Cristo è quell’uomo Gesù!

 

Vorrei soffermarmi sulle parole che Pietro rivolse al popolo il giorno stesso della Pentecoste: «Dio ha costituito Signore e Cristo quel Gesù che voi avete crocefisso» ( lettura). Questo annuncio contiene la novità cristiana per eccellenza. Ma andiamo per gradi.

Conosciamo bene “l’intervista” che Gesù fece riguardo alla propria identità: «La gente chi dice che io sia?» (cf. Mt 16,13-23). Pietro rispose: «Tu sei il Cristo, il Figlio di Dio». Una risposta chiara, vero? Bene. Cosa dice? Che «Gesù è il Cristo, il Figlio di Dio». Ora, facciamo attenzione alla grammatica. Con questa risposta Pietro è come se dicesse: «Noi sappiamo bene come deve essere il Cristo atteso, e tu Gesù corrispondi a questa nostra conoscenza». In altri termini, Pietro si dichiara illuminato sulla persona di Gesù, poiché può attribuirgli quello che, secondo lui, la speranze del popolo d’Israele dice del «Cristo».

Tuttavia, proprio qui sorge un problema. Coerentemente con la sua confessione di fede, subito dopo Pietro si oppone a che Gesù vada incontro al suo destino di morte. Ma Gesù non accetta di essere ostacolato e tratta il suo discepolo da satana. Perché?

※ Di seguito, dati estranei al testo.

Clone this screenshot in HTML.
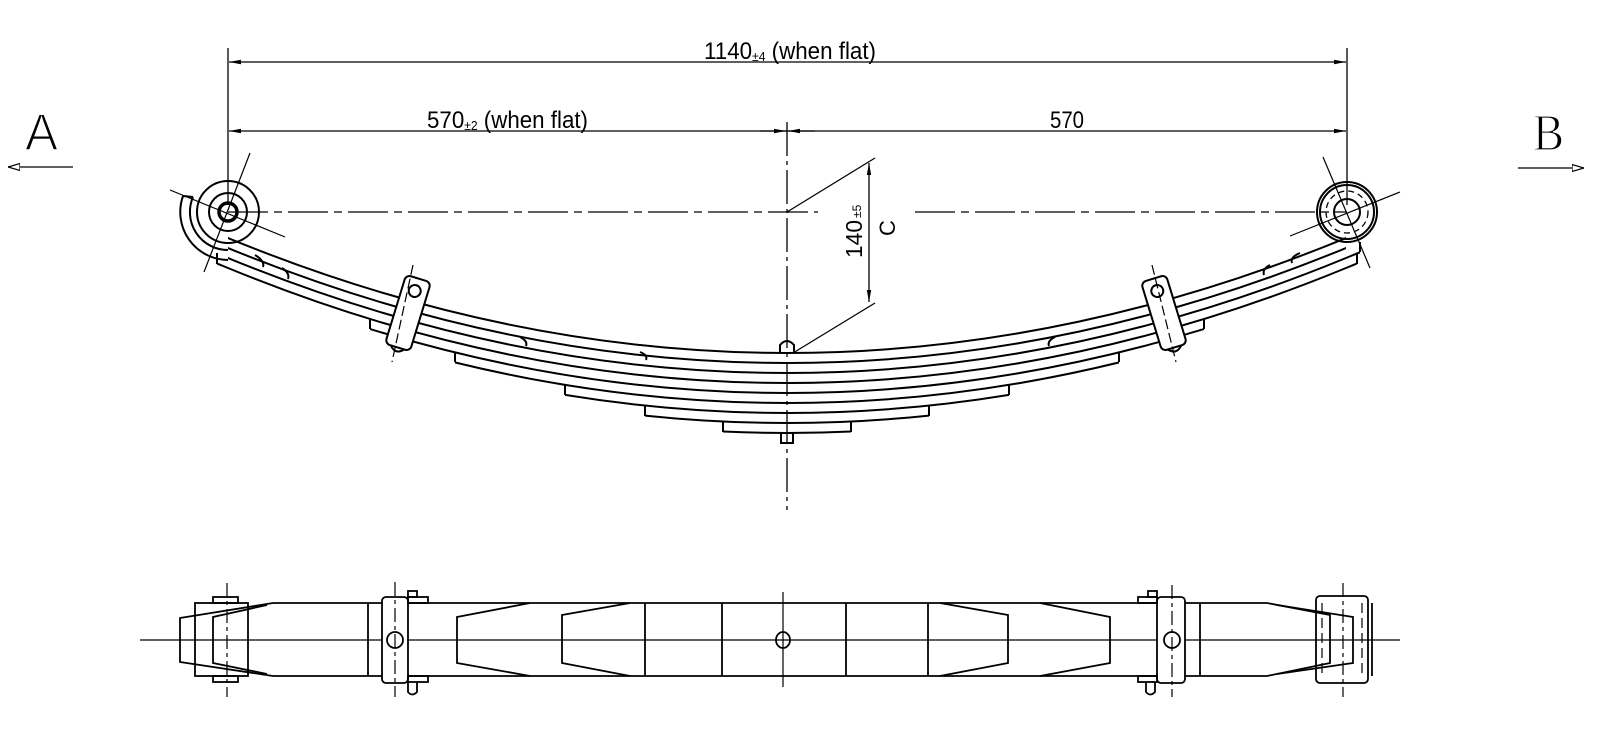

Perché Gesù richiede a Pietro (e a tutti i suoi discepoli di ogni tempo) non tanto una dichiarazione più o meno entusiasta verso di Lui, bensì una conversione, una vera confessione di fede nella sua Persona. È quanto Pietro farà dopo la risurrezione di Gesù e la discesa dello Spirito Santo a Pentecoste. Pietro, infatti, concludendo il discorso rivolto alla folla che si era raccolta attorno al Cenacolo, così si esprime: «Dio ha costituito Signore e Cristo quel Gesù che voi avete crocifisso!» (At 2,36). Cosa notiamo in questa professione di fede? Una effettiva inversione grammaticale. Infatti, egli dice: «Il Cristo è quel Gesù che avete crocifisso»: il Cristo che né i discepoli, né il popolo di Israele potevano conoscere, in quanto appartenente al mistero di Dio, ora può essere riconosciuto soltanto guardando a “quell’uomo Gesù” che i discepoli conoscevano bene, per essere stati testimoni di tutto quel che aveva detto e fatto, e che è stato confitto in croce.

Dunque, Pietro ci invita a compiere un vero capovolgimento di mentalità. Se anche noi ci limitiamo ad applicare le nostre idee sul “Cristo”, o sul “Figlio di Dio” al Gesù di cui parlano i Vangeli, ne seguirà che Gesù stesso ci interesserà soltanto se lo vedremo corrispondere alle nostre idee, alle nostre attese, ai nostri progetti. Qualora ciò non accadesse, concluderemmo che non ci interessa più. Proprio questo era, in effetti, il pensiero di Pietro, di Giuda, dei sommi sacerdoti e di tanti altri che ben presto voltarono le spalle a quell’uomo messo in croce.

Se invece accogliamo la confessione pasquale di Pietro e contempliamo il volto del Crocefisso, allora ci si spalancherà davanti il vero volto di Dio e della sua infinita misericordia. Sotto il giudizio della sua croce, segno di un amore senza limiti, riportiamo dunque le nostre speranze e le nostre idee, perché egli le redima e le corregga, qualora non corrispondano al suo cuore o alla sua Parola. Questa è la conversione che Cristo si aspetta da noi.